There are four main shopping malls in the city, with the Morris Hedstrom City Center (MHCC) and Tappoo City Mall being the most popular. The MHCC is open seven days a week and has everything you could need under one roof, including a food court. For something a little different that's perfect for souvenir shopping, seek out Suva's little India, which can be found close to Cumming Street.
While MHCC has food shops and supermarkets, it is much more fun shopping for food at the Suva Municipal Market. As well as familiar fruit and vegetables, look out for jackfruit, dalo, yams, and cassava. To admire the gaudy colors of Pacific fish, visit the Saturday morning fish market.
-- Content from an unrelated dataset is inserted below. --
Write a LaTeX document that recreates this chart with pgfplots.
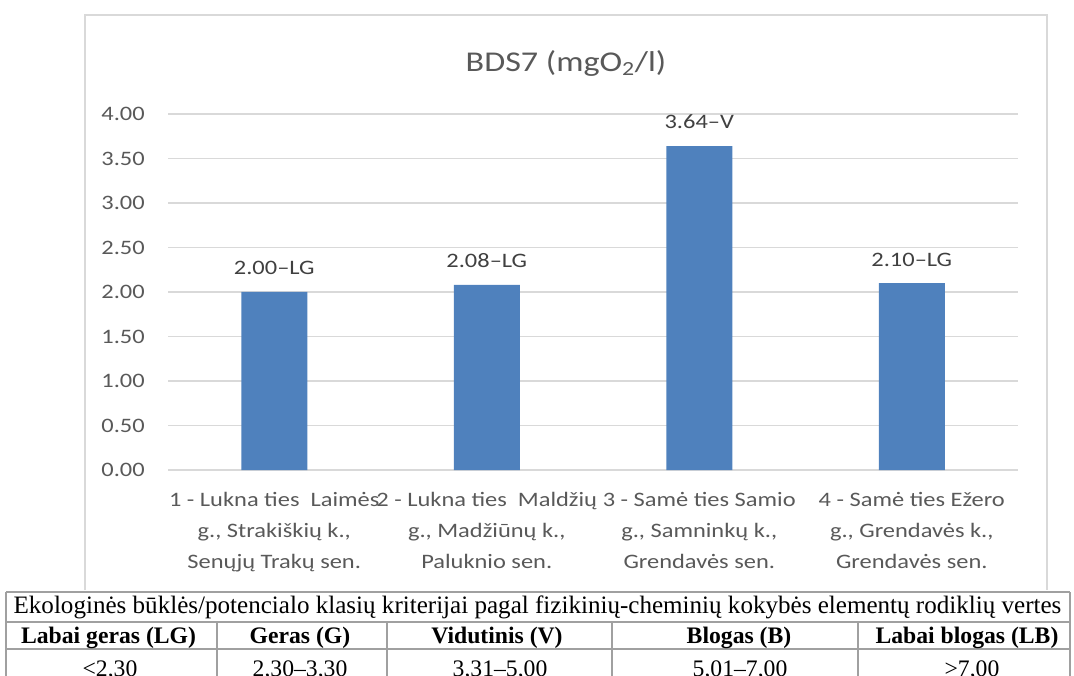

A loaf of bread in a Suva supermarket costs around F$1.40 while apples are priced at around F$2.20.
Although relatively small in size, Suva offers a diverse and multicultural choice of eateries. Fijian and Indian dishes, along with a fusion of the two, are widely available as are recognizable Western fast-food names. For typical Fijian food, the Old Mill Cottage is a good choice, while for spicy Indian flavors visit the Curry House on Raojibhai Patel Street.
While in Suva be sure to try some traditional Lovo, where a variety of meat is wrapped in banana leaves along with coconut-marinated greens and root vegetables and then baked in an earth oven. Most local restaurants cost from F$10 to F$30 for mains although upmarket restaurants in hotels like the Grand Pacific or Tanoa Plaza will be pricier.